Hilario clarified that the 455 mm of rainfall that was dumped in a 24-hour period at the PAGASA weather station in Science Garden, Quezon City on September 26 will most likely not become just an isolated incident.
“When we say that this was a manifestation of a changing climate, we meant that disturbances will start to surpass extreme values, which will happen more often and not in just one event. In the advent of climate change, we expect heavier rains like this,” Hilario told the Manila Bulletin.

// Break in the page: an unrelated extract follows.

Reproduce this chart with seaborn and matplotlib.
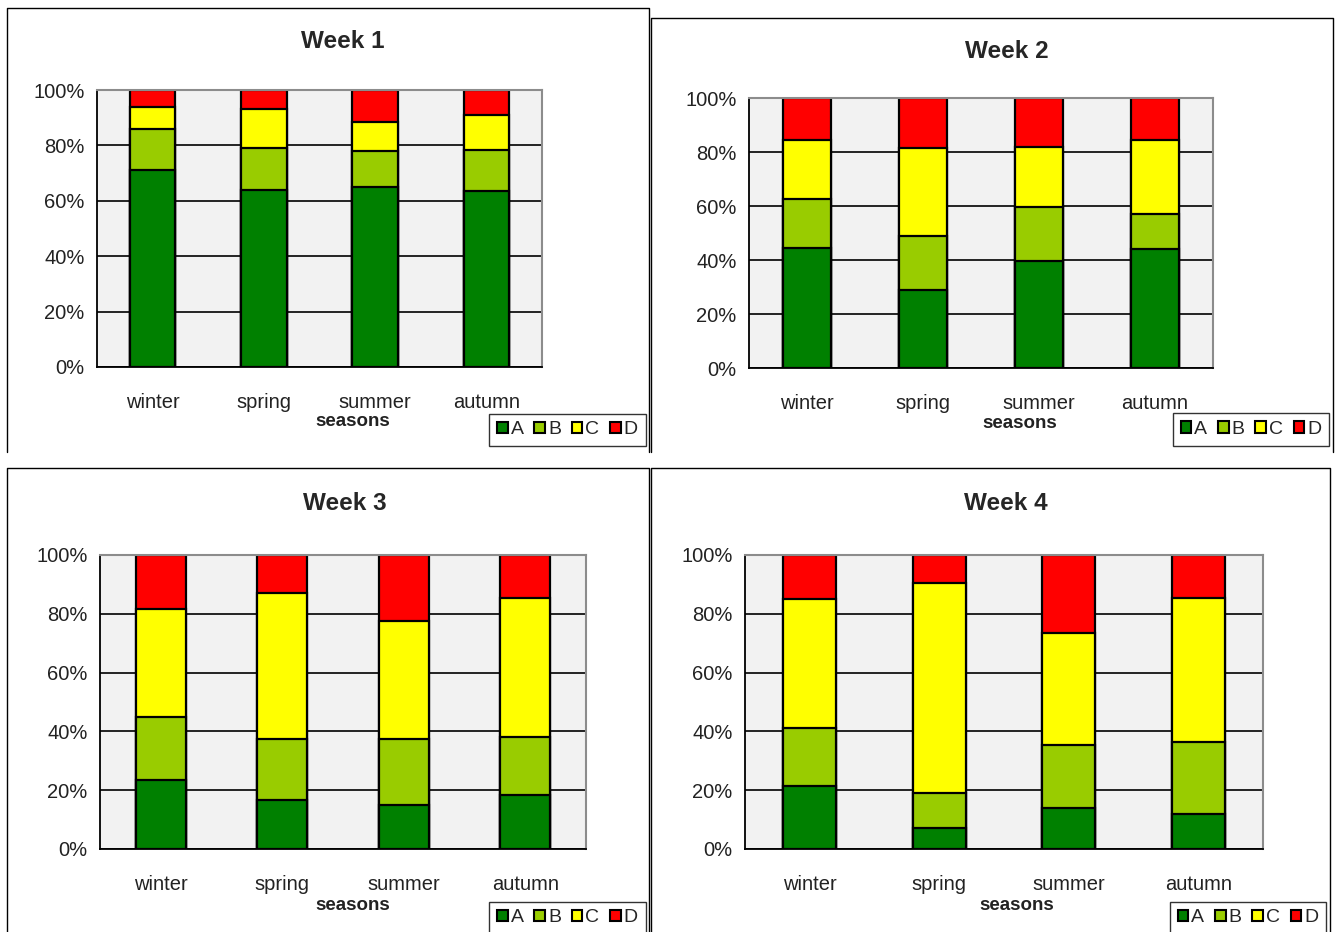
import matplotlib
matplotlib.use("Agg")
import matplotlib.pyplot as plt
from matplotlib.patches import Patch
from matplotlib.lines import Line2D
import seaborn as sns
import numpy as np

# --- data (percent shares per season, segments A..D) ---
seasons = ["winter", "spring", "summer", "autumn"]
groups = ["A", "B", "C", "D"]
colors = ["#008000", "#99cc00", "#ffff00", "#ff0000"]

week1_A = [71.0, 64.0, 65.0, 63.5]
week1_B = [15.0, 15.0, 13.0, 15.0]
week1_C = [8.0, 14.0, 10.5, 12.5]
week1_D = [6.0, 7.0, 11.5, 9.0]

week2_A = [44.5, 29.0, 39.5, 44.0]
week2_B = [18.0, 20.0, 20.0, 13.0]
week2_C = [22.0, 32.5, 22.5, 27.5]
week2_D = [15.5, 18.5, 18.0, 15.5]

week3_A = [23.5, 16.5, 15.0, 18.5]
week3_B = [21.5, 21.0, 22.5, 19.5]
week3_C = [36.5, 49.5, 40.0, 47.5]
week3_D = [18.5, 13.0, 22.5, 14.5]

week4_A = [21.5, 7.0, 14.0, 12.0]
week4_B = [19.5, 12.0, 21.5, 24.5]
week4_C = [44.0, 71.5, 38.0, 49.0]
week4_D = [15.0, 9.5, 26.5, 14.5]

titles = ["Week 1", "Week 2", "Week 3", "Week 4"]
weeks = [
    [week1_A, week1_B, week1_C, week1_D],
    [week2_A, week2_B, week2_C, week2_D],
    [week3_A, week3_B, week3_C, week3_D],
    [week4_A, week4_B, week4_C, week4_D],
]
y_ticks = [0, 20, 40, 60, 80, 100]
y_labels = ["0%", "20%", "40%", "60%", "80%", "100%"]

W, H = 1337, 932

# pixel layout: plot area (x0, y0, x1, y1), title xy, xlabel xy, legend box, frame
layout = [
    dict(plot=(97, 90, 542, 367), title=(343, 41), xlab=(353, 422),
         leg=(488, 412, 647, 448), frame=(7, 8, 649, 452)),
    dict(plot=(749, 98, 1213, 368), title=(1007, 52), xlab=(1020, 423),
         leg=(1169, 411, 1333, 448), frame=(651, 18, 1333, 452)),
    dict(plot=(100, 555, 586, 849), title=(345, 503), xlab=(353, 906),
         leg=(488, 900, 647, 936), frame=(7, 468, 649, 932)),
    dict(plot=(745, 555, 1263, 849), title=(1006, 503), xlab=(1017, 906),
         leg=(1166, 900, 1330, 936), frame=(651, 468, 1330, 932)),
]

sns.set_style("white")
plt.rcParams['font.family'] = ['Liberation Sans', 'DejaVu Sans']

fig = plt.figure(figsize=(W / 100, H / 100), dpi=100)


def fx(x):
    return x / W


def fy(y):
    return 1 - y / H


for wk, lay, title in zip(weeks, layout, titles):
    x0, y0, x1, y1 = lay["plot"]
    ax = fig.add_axes([fx(x0), fy(y1), (x1 - x0) / W, (y1 - y0) / H])
    ax.set_facecolor("#f2f2f2")

    # stacked bars: draw cumulative totals from the top segment down
    cum = np.cumsum(np.array(wk), axis=0)
    for i in range(3, -1, -1):
        sns.barplot(x=seasons, y=cum[i], color=colors[i], saturation=1,
                    width=0.41, edgecolor="black", linewidth=1.6,
                    errorbar=None, ax=ax, zorder=3)

    ax.set_xlim(-0.5, 3.5)
    ax.set_ylim(0, 100)
    ax.set_yticks(y_ticks)
    ax.set_yticklabels(y_labels, fontsize=14.5, color="#222222")
    ax.set_xticks(range(4))
    ax.set_xticklabels(seasons, fontsize=14.5, color="#222222")
    ax.set_xticks(np.arange(-0.5, 4.0, 1.0), minor=True)
    ax.tick_params(axis="x", which="major", length=0, pad=19)
    ax.tick_params(axis="x", which="minor", length=7, width=1.2,
                   color="black", direction="out")
    ax.tick_params(axis="y", length=6, width=1.2, color="black",
                   direction="out", pad=3)
    ax.set_xlabel("")
    ax.set_ylabel("")
    ax.yaxis.grid(True, color="black", linewidth=1.2)
    ax.xaxis.grid(False)
    ax.set_axisbelow(True)
    for s in ["left", "bottom"]:
        ax.spines[s].set_color("black")
        ax.spines[s].set_linewidth(1.3)
    for s in ["top", "right"]:
        ax.spines[s].set_color("#8c8c8c")
        ax.spines[s].set_linewidth(1.5)
    for sp in ax.spines.values():
        sp.set_zorder(4)

    tx, ty = lay["title"]
    fig.text(fx(tx), fy(ty), title, ha="center", va="center",
             fontsize=17.5, fontweight="bold")
    lx, ly = lay["xlab"]
    fig.text(fx(lx), fy(ly), "seasons", ha="center", va="center",
             fontsize=13.5, fontweight="bold", color="#222222")

    # legend
    bx0, by0, bx1, by1 = lay["leg"]
    handles = [Patch(facecolor=c, edgecolor="black", linewidth=1.5, label=g)
               for c, g in zip(colors, groups)]
    leg = fig.legend(handles=handles, loc="center",
                     bbox_to_anchor=(fx((bx0 + bx1) / 2), fy((by0 + by1) / 2)),
                     ncol=4, fontsize=14, handlelength=0.55, handleheight=0.55,
                     handletextpad=0.15, columnspacing=0.55, borderpad=0.4,
                     frameon=True, fancybox=False, edgecolor="black")
    leg.get_frame().set_linewidth(1.0)

    # outer chart frame (left, top, right edges)
    f0, g0, f1, g1 = lay["frame"]
    fig.add_artist(Line2D([fx(f0), fx(f0), fx(f1), fx(f1)],
                          [fy(g1), fy(g0), fy(g0), fy(g1)],
                          color="black", linewidth=1.0))

fig.savefig("out.png", dpi=100)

“Rains will definitely be heavier than the volume of rainwater that we usually expect to come in the past. But the difference in the amount of rainfall would depend on the year if we are looking at 2020 or 2050,” she added.
Hilario, who also heads the Climatology and Agrometeorology Division (CAD) of PAGASA, suggested
the improvement of drainage system in the National Capital Region and neighboring provinces like Bulacan, which are considered flood-prone areas because of their flat terrain.
She added that the floods spawned by Tropical Storm “Ondoy,” which killed less than a hundred people and is considered as the worst flood in Metro Manila in four decades, should serve as a wake-up call to Filipinos to change their ways that contribute to global warming.
Over the weekend, Tropical Storm “Ondoy” dumped rains that were heavier than the 344 mm of rainfall recorded in Quezon City on June 7, 1967.
Other researchers also claimed that the amount of rainfall brought by the storm over Central and Southern Luzon particularly Metro Manila on September 26 and 27 was greater than the amount of rains brought by Hurricane “Katrina” that devastated New Orleans in 2005.